Where You Grow Up Shapes Your Political Behavior: Evidence From Childhood Moves

Jacob Brown
Date & Time Mar 02 2023 12:00 PM - 1:20 PM
Location Wallace Hall
300
Speaker(s)
Jacob Brown
Audience Restricted to Princeton graduate students, faculty, and fellows

How does the place where someone grows up affect their political behavior in adult life? To answer this question, we track households that relocate to assess the extent to which individuals’ probability of registering, voting, and affiliating with a political party mirrors the average behavior in their childhood neighborhoods. Linking young people in nationally comprehensive voter files to external data on their parents' addresses and moves, we reconstruct voters’ childhood location histories. With these data, we estimate the causal effects of childhood environment on future political behavior by comparing the participation and partisanship of individuals who moved from similar origins to similar destinations before turning 18, but at different ages.
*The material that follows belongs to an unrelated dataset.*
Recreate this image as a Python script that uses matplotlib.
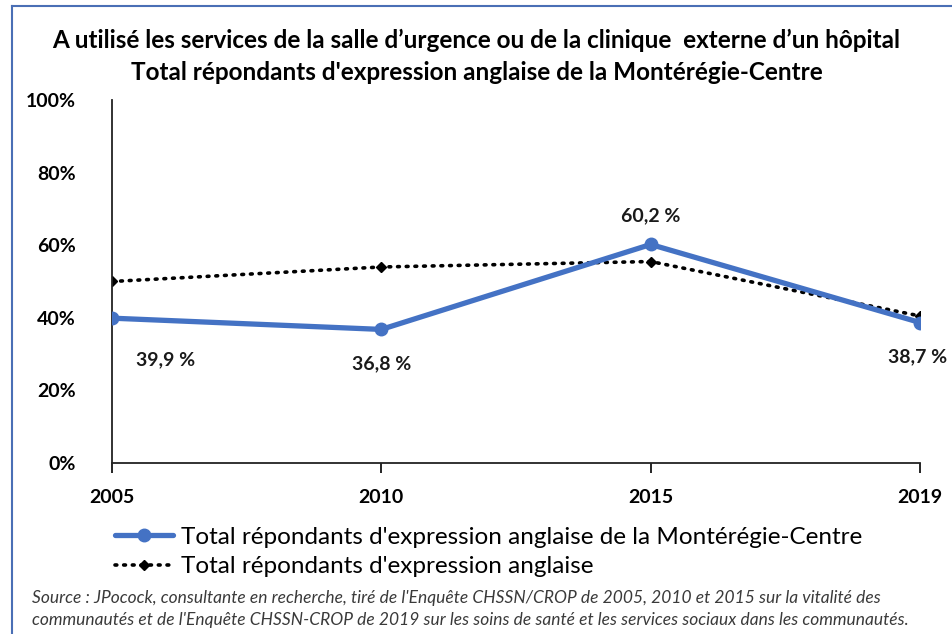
import matplotlib.pyplot as plt
from matplotlib.lines import Line2D

annees = ['2005', '2010', '2015', '2019']
monteregie = [39.9, 36.8, 60.2, 38.7]
ensemble = [50.0, 54.0, 55.5, 40.5]
etiquettes = ['39,9 %', '36,8 %', '60,2 %', '38,7 %']

bleu = '#4472C4'
plt.rcParams['font.family'] = ['Lato', 'DejaVu Sans']

fig = plt.figure(figsize=(9.53, 6.34), dpi=100)
ax = fig.add_axes([0.1175, 0.2697, 0.8479, 0.5726])

x = list(range(len(annees)))
ax.plot(x, monteregie, color=bleu, lw=3.8, marker='o', ms=9,
        solid_capstyle='round', zorder=3,
        label="Total répondants d'expression anglaise de la Montérégie-Centre")
ax.plot(x, ensemble, color='black', lw=2.6, ls=(0, (0.5, 1.9)), marker='D', ms=5,
        dash_capstyle='round', zorder=2,
        label="Total répondants d'expression anglaise")

# étiquettes de valeurs
decal = [(0.2, -11.5), (0.0, -9.5), (0.0, 8), (-0.01, -9.5)]
for i, (v, t) in enumerate(zip(monteregie, etiquettes)):
    dx, dy = decal[i]
    ax.text(i + dx, v + dy, t, ha='center', va='center', fontsize=14,
            fontweight='bold', color='#1a1a1a', zorder=4, clip_on=False)

ax.set_xlim(0, 3)
ax.set_ylim(0, 100)
ax.set_xticks(x)
ax.set_xticklabels(annees, fontsize=14, fontweight='bold')
ax.set_yticks(range(0, 101, 20))
ax.set_yticklabels([f'{v}%' for v in range(0, 101, 20)], fontsize=14, fontweight='bold')
ax.tick_params(axis='x', direction='out', length=7, width=1.2, pad=12)
ax.tick_params(axis='y', length=0, pad=26)
for s in ['top', 'right']:
    ax.spines[s].set_visible(False)
for s in ['left', 'bottom']:
    ax.spines[s].set_linewidth(1.3)
    ax.spines[s].set_color('#222222')

fig.text(0.5, 0.937, "A utilisé les services de la salle d’urgence ou de la clinique  externe d’un hôpital",
         ha='center', va='center', fontsize=17.5, fontweight='bold')
fig.text(0.5, 0.886, "Total répondants d'expression anglaise de la Montérégie-Centre",
         ha='center', va='center', fontsize=17.5, fontweight='bold')

leg = fig.legend(loc='upper left', bbox_to_anchor=(0.108, 0.188), frameon=False,
                 fontsize=17.5, handlelength=2.4, handletextpad=0.3, labelspacing=0.35,
                 borderpad=0)

fig.text(0.034, 0.057, "Source : JPocock, consultante en recherche, tiré de l'Enquête CHSSN/CROP de 2005, 2010 et 2015 sur la vitalité des",
         fontsize=12.5, style='italic', color='#3a3a3a', va='center')
fig.text(0.034, 0.022, "communautés et de l'Enquête CHSSN-CROP de 2019 sur les soins de santé et les services sociaux dans les communautés.",
         fontsize=12.5, style='italic', color='#3a3a3a', va='center')

# cadre bleu (gauche et haut)
fig.add_artist(Line2D([0.0125, 0.0125], [0, 0.99], color='#4a6fb5', lw=1.5))
fig.add_artist(Line2D([0.0125, 1.0], [0.99, 0.99], color='#4a6fb5', lw=1.5))

fig.savefig('out.png', dpi=100)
We show that children who move at a younger age and spend more time in their destination county are more influenced by the average voting behavior in that county. Spending one’s entire childhood (18 years) in a county where permanent residents end up 10 percentage points more Republican (Democrat) makes voters 1.4 (1.8) percentage points more likely to register as a Republican (Democrat) themselves. The influence of one’s childhood environment on participation and registration is slightly larger still.